Women like Gillard, Clinton and former Greens leader Christine Milne, who are in a contest against a conservative man, are especially susceptible to the latte libel for a number of reasons. As Kerry-Anne Walsh noted in The Stalking of Julia Gillard, there are plenty of men who are prepared to try to bring them down because they are women.
Equally importantly, university educated women in politics will often be more measured and less theatrical because in their professional experience, women venting is seized upon as a sign of weakness. This can leave women on the centre and left – who find themselves in a tussle against an entitled man firing off the latte libel rhetoric – looking either somewhat disarmed, as in the case of Gillard, or looking more clinical, as in the case of Clinton.

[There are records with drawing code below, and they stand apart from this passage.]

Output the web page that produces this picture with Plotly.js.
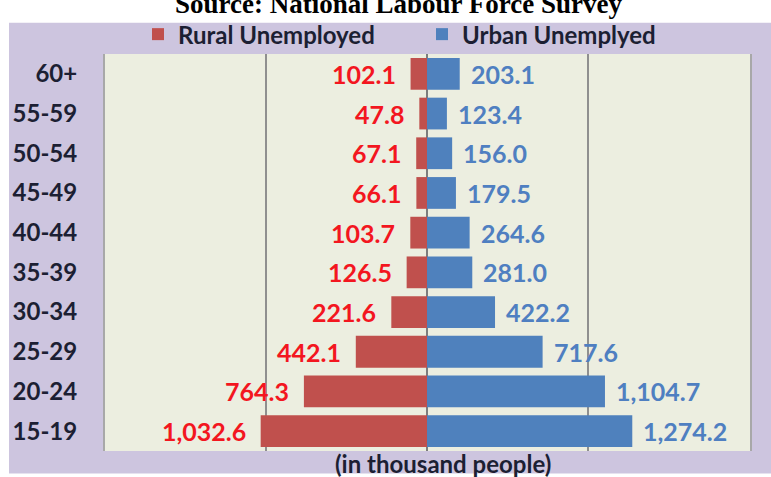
<!DOCTYPE html>
<html>
<head>
<meta charset="utf-8">
<script src="https://cdn.plot.ly/plotly-3.0.1.min.js"></script>
<style>html,body{margin:0;padding:0;background:#fff;}#chart{width:771px;height:477px;}</style>
</head>
<body>
<div id="chart"></div>
<script>
// Age groups, top to bottom as in the reference
var ageGroups = ['60+', '55-59', '50-54', '45-49', '40-44', '35-39', '30-34', '25-29', '20-24', '15-19'];
// Unemployed (thousand people)
var ruralUnemployed = [102.1, 47.8, 67.1, 66.1, 103.7, 126.5, 221.6, 442.1, 764.3, 1032.6];
var urbanUnemployed = [203.1, 123.4, 156.0, 179.5, 264.6, 281.0, 422.2, 717.6, 1104.7, 1274.2];
var seriesNames = ['Rural Unemployed', 'Urban Unemplyed'];
var titleText = 'Source: National Labour Force Survey';
var unitText = '(in thousand people)';

function fmt(v) {
  return v.toLocaleString('en-US', {minimumFractionDigits: 1, maximumFractionDigits: 1});
}

var W = 771, H = 477;
var M = {l: 105, r: 21, t: 43, b: 26};
var pw = W - M.l - M.r, ph = H - M.t - M.b;
function px(x) { return (x - M.l) / pw; }
function py(y) { return (H - M.b - y) / ph; }

var labelFont = {family: 'Lato', size: 25, weight: 'bold'};
var darkText = '#1c1f33';

var traces = [
  {
    type: 'bar', orientation: 'h', name: seriesNames[0],
    y: ageGroups, x: ruralUnemployed.map(function (v) { return -v; }),
    marker: {color: '#c0504d'}, hoverinfo: 'none'
  },
  {
    type: 'bar', orientation: 'h', name: seriesNames[1],
    y: ageGroups, x: urbanUnemployed,
    marker: {color: '#4f81bd'}, hoverinfo: 'none'
  }
];

var annotations = [];
ageGroups.forEach(function (g, i) {
  annotations.push({
    x: -ruralUnemployed[i], y: g, xref: 'x', yref: 'y',
    text: fmt(ruralUnemployed[i]), showarrow: false,
    xanchor: 'right', yanchor: 'middle', xshift: -13,
    font: Object.assign({color: '#f3161f'}, labelFont)
  });
  annotations.push({
    x: urbanUnemployed[i], y: g, xref: 'x', yref: 'y',
    text: fmt(urbanUnemployed[i]), showarrow: false,
    xanchor: 'left', yanchor: 'middle', xshift: 9,
    font: Object.assign({color: '#4f7fc1'}, labelFont)
  });
});
annotations.push({
  xref: 'paper', yref: 'paper', x: px(398), y: py(9),
  xanchor: 'center', yanchor: 'bottom', showarrow: false,
  text: titleText,
  font: {family: 'Liberation Serif', size: 27, color: '#000', weight: 'bold'}
});
annotations.push({
  xref: 'paper', yref: 'paper', x: px(443), y: py(464),
  xanchor: 'center', yanchor: 'middle', showarrow: false,
  text: unitText,
  font: {family: 'Lato', size: 24, color: darkText, weight: 'bold'}
});

var shapes = [
  {type: 'rect', xref: 'paper', yref: 'paper', layer: 'below', x0: -0.3, x1: 1.2, y0: py(11), y1: 1.3, fillcolor: '#ffffff', line: {width: 0}},
  {type: 'rect', xref: 'paper', yref: 'paper', layer: 'below', x0: -0.3, x1: px(9), y0: -0.3, y1: 1.3, fillcolor: '#ffffff', line: {width: 0}},
  {type: 'rect', xref: 'paper', yref: 'paper', layer: 'below', x0: -0.3, x1: 1.2, y0: -0.3, y1: py(474), fillcolor: '#ffffff', line: {width: 0}}
];

var layout = {
  width: W, height: H, autosize: false,
  margin: M,
  paper_bgcolor: '#cdc5df',
  plot_bgcolor: '#eceee0',
  barmode: 'relative',
  bargap: 0.2,
  showlegend: true,
  legend: {
    orientation: 'h', x: px(138), xanchor: 'left', y: py(23), yanchor: 'middle',
    bgcolor: 'rgba(0,0,0,0)',
    entrywidth: 239, entrywidthmode: 'pixels',
    font: {family: 'Lato', size: 24, color: darkText, weight: 'bold'},
    traceorder: 'normal'
  },
  xaxis: {
    range: [-1999, 2005], tick0: 0, dtick: 1000,
    showticklabels: false, ticks: '',
    showgrid: true, gridcolor: '#8f8f8f', gridwidth: 1.5,
    zeroline: true, zerolinecolor: '#7d7d7d', zerolinewidth: 1.5,
    showline: false, fixedrange: true
  },
  yaxis: {
    type: 'category', autorange: 'reversed',
    tickfont: {family: 'Lato', size: 24, color: darkText, weight: 'bold'},
    ticks: 'outside', ticklen: 21, tickcolor: 'rgba(0,0,0,0)',
    showline: true, mirror: true, linecolor: '#a8a8a8', linewidth: 2,
    showgrid: false, zeroline: false, fixedrange: true
  },
  annotations: annotations,
  shapes: shapes
};

Plotly.newPlot('chart', traces, layout, {displayModeBar: false, staticPlot: true});
</script>
</body>
</html>
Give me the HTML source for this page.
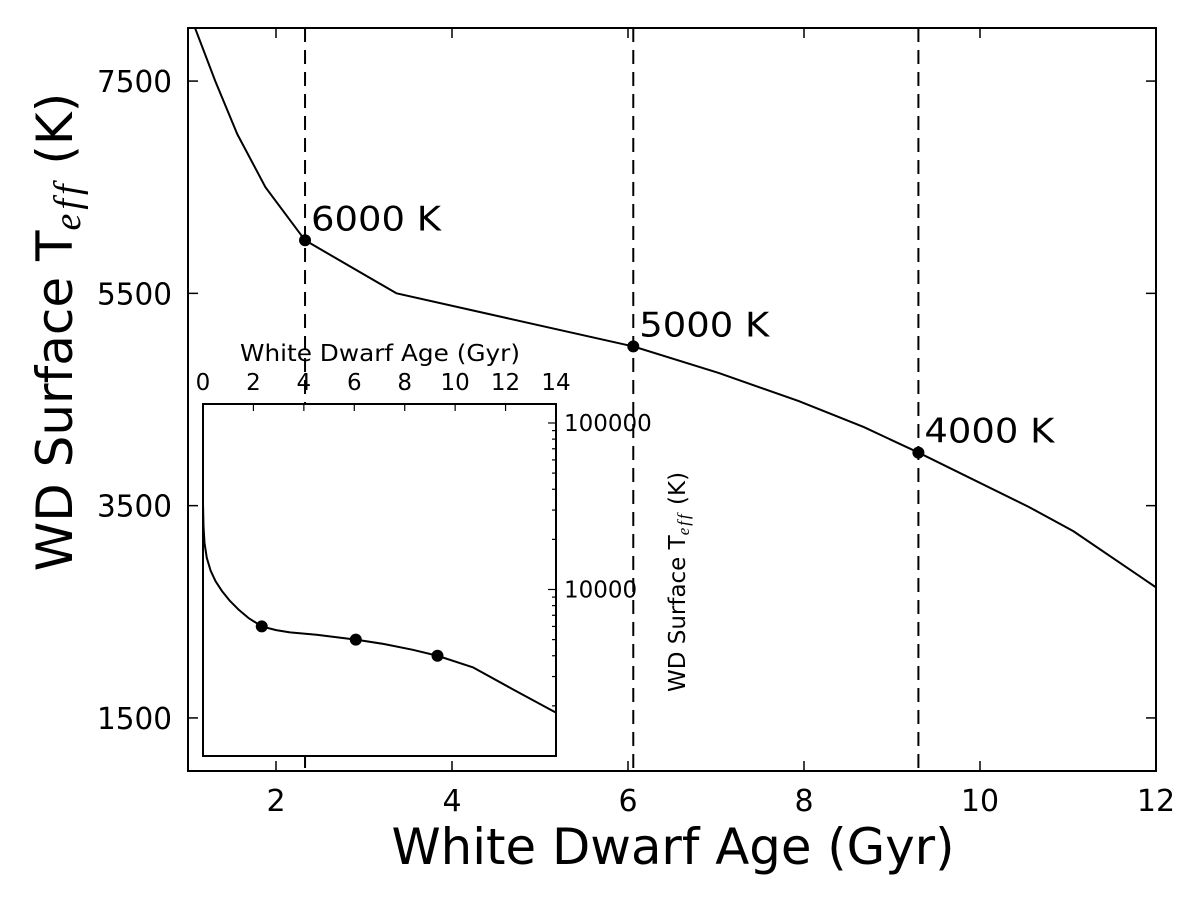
<!DOCTYPE html>
<html><head><meta charset="utf-8"><style>
body{margin:0;background:#fff;}
svg text{font-family:"DejaVu Sans","Liberation Sans",sans-serif;fill:#000;}
</style></head><body>
<svg id="chart" width="1200" height="900" xmlns="http://www.w3.org/2000/svg"></svg>
<script>
// main chart data
const mainAges = [1.08, 1.31, 1.56, 1.88, 2.33, 3.37, 6.06, 7.03, 7.94, 8.68, 9.3, 10.55, 11.06, 12.0];
const mainTeff = [8000, 7500, 7000, 6500, 6000, 5500, 5000, 4750, 4485, 4240, 4000, 3490, 3260, 2730];
const markAges = [2.33, 6.06, 9.3];
const markTeff = [6000, 5000, 4000];
const markLabels = ["6000 K", "5000 K", "4000 K"];
const xTicks = [2, 4, 6, 8, 10, 12];
const yTicks = [1500, 3500, 5500, 7500];
// inset data
const insetAges = [0, 0.02, 0.06, 0.15, 0.3, 0.5, 0.75, 1.05, 1.4, 1.8, 2.33, 2.9, 3.45, 4.5, 6.06, 7.2, 8.3, 9.3, 10.7, 12.3, 13.97];
const insetTeff = [33000, 24000, 19000, 15500, 13000, 11200, 9800, 8600, 7600, 6750, 6000, 5700, 5530, 5350, 5000, 4700, 4350, 4000, 3410, 2510, 1830];
const insetXTicks = [0, 2, 4, 6, 8, 10, 12, 14];
const insetYTicks = [10000, 100000];

const svg = document.getElementById('chart');
const NS = 'http://www.w3.org/2000/svg';
function mk(tag, attrs, parent) {
  const e = document.createElementNS(NS, tag);
  for (const k in attrs) e.setAttribute(k, attrs[k]);
  (parent || svg).appendChild(e);
  return e;
}
const L = 188, R = 1156, T = 28, B = 771;
const X = v => L + (v - 1) / 11 * (R - L);
const Y = v => B - (v - 1000) / 7000 * (B - T);

markAges.forEach(a => {
  const d = mk('line', {x1: X(a), x2: X(a), y1: T, y2: B, stroke: '#000', 'stroke-width': 2, 'stroke-dasharray': '14,8'});
  
  
});

const mc = mk('polyline', {points: mainAges.map((a, i) => X(a) + ',' + Y(mainTeff[i])).join(' '), fill: 'none', stroke: '#000', 'stroke-width': 2});



markAges.forEach((a, i) => {
  const c = mk('circle', {cx: X(a), cy: Y(markTeff[i]), r: 6, fill: '#000'});
  
  
  const t = mk('text', {x: X(a) + 6, y: Y(markTeff[i]) - 10, 'font-size': 34, textLength: 130, lengthAdjust: 'spacingAndGlyphs'});
  t.textContent = markLabels[i];
  
  
});

xTicks.forEach(v => {
  mk('line', {x1: X(v), x2: X(v), y1: B, y2: B - 10, stroke: '#000', 'stroke-width': 1.5});
  mk('line', {x1: X(v), x2: X(v), y1: T, y2: T + 10, stroke: '#000', 'stroke-width': 1.5});
  const t = mk('text', {x: X(v), y: B + 40, 'font-size': 30, 'text-anchor': 'middle'});
  t.textContent = v;
  
  
});
yTicks.forEach(v => {
  mk('line', {x1: L, x2: L + 10, y1: Y(v), y2: Y(v), stroke: '#000', 'stroke-width': 1.5});
  mk('line', {x1: R, x2: R - 10, y1: Y(v), y2: Y(v), stroke: '#000', 'stroke-width': 1.5});
  const t = mk('text', {x: L - 16, y: Y(v) + 11, 'font-size': 30, 'text-anchor': 'end', textLength: 75, lengthAdjust: 'spacingAndGlyphs'});
  t.textContent = v;
  
  
});
const frame = mk('rect', {x: L, y: T, width: R - L, height: B - T, fill: 'none', stroke: '#000', 'stroke-width': 2});



const xl = mk('text', {x: 673, y: 864, 'font-size': 50, 'text-anchor': 'middle', textLength: 563, lengthAdjust: 'spacingAndGlyphs'});
xl.textContent = 'White Dwarf Age (Gyr)';


const yl = mk('text', {x: 0, y: 0, 'font-size': 50, 'text-anchor': 'middle', transform: 'translate(72,332) rotate(-90)'});
yl.innerHTML = 'WD Surface T<tspan font-style="italic" font-family="Liberation Serif,serif" font-size="38" dy="8" letter-spacing="4">eff</tspan><tspan dy="-8"> (K)</tspan>';



// inset
const iL = 203, iR = 556, iT = 404, iB = 756;
const lmin = 3, lmax = 5.114;
const IX = v => iL + v / 14 * (iR - iL);
const IY = v => iB - (Math.log10(v) - lmin) / (lmax - lmin) * (iB - iT);
const ig = mk('g', {});


mk('rect', {x: iL, y: iT, width: iR - iL, height: iB - iT, fill: '#fff', stroke: 'none'}, ig);
const ic = mk('polyline', {points: insetAges.map((a, i) => IX(a) + ',' + IY(insetTeff[i])).join(' '), fill: 'none', stroke: '#000', 'stroke-width': 2, 'stroke-linejoin': 'round'}, ig);


markAges.forEach((a, i) => {
  const c = mk('circle', {cx: IX(a), cy: IY(markTeff[i]), r: 6, fill: '#000'}, ig);
  
  
});
insetXTicks.forEach(v => {
  mk('line', {x1: IX(v), x2: IX(v), y1: iT, y2: iT + 7, stroke: '#000', 'stroke-width': 1.2}, ig);
  const t = mk('text', {x: IX(v), y: iT - 14, 'font-size': 23, 'text-anchor': 'middle'}, ig);
  t.textContent = v;
  
  
});
for (let d = 3; d <= 5; d++) for (let m = 1; m <= 9; m++) {
  const v = m * Math.pow(10, d);
  if (v > 130000) continue;
  mk('line', {x1: iR, x2: iR - (m === 1 ? 8 : 4), y1: IY(v), y2: IY(v), stroke: '#000', 'stroke-width': 1.2}, ig);
}
insetYTicks.forEach(v => {
  const t = mk('text', {x: iR + 8, y: IY(v) + 8, 'font-size': 23}, ig);
  t.textContent = v;
  
  
});
mk('rect', {x: iL, y: iT, width: iR - iL, height: iB - iT, fill: 'none', stroke: '#000', 'stroke-width': 2}, ig);
const ixl = mk('text', {x: 380, y: 361, 'font-size': 23, 'text-anchor': 'middle', textLength: 280, lengthAdjust: 'spacingAndGlyphs'}, ig);
ixl.textContent = 'White Dwarf Age (Gyr)';


const iyl = mk('text', {x: 0, y: 0, 'font-size': 23, 'text-anchor': 'middle', transform: 'translate(685,582) rotate(-90)'}, ig);
iyl.innerHTML = 'WD Surface T<tspan font-style="italic" font-family="Liberation Serif,serif" font-size="17" dy="4" letter-spacing="2">eff</tspan><tspan dy="-4"> (K)</tspan>';


</script>
</body></html>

For women to lead parties like Labor and the Greens and be successful, they’ll need to challenge neoliberalism, do it with a powerful narrative, and to have the support of a large enough cohort of their colleagues and the media to withstand the shitstorm of hostility. Gillard lacked a narrative, did much that was neoliberal, lacked good advice and lacked the proper support of her colleagues. Milne had a good narrative and a critique of neoliberalism, and more support from her colleagues than Gillard had, but the animosity towards her was still disproportionately ferocious and persistent from the media and some men inside her party.
For women to become more successful in winning elections – and we need them to be – the party strategists and the women leading the party need to be cognisant of how the latte libel strategy operates, and to fortify against it. Perhaps most of all, they must have a candidate with the gift of the gab, who is predisposed to tell stories about life in a systematic and compelling way.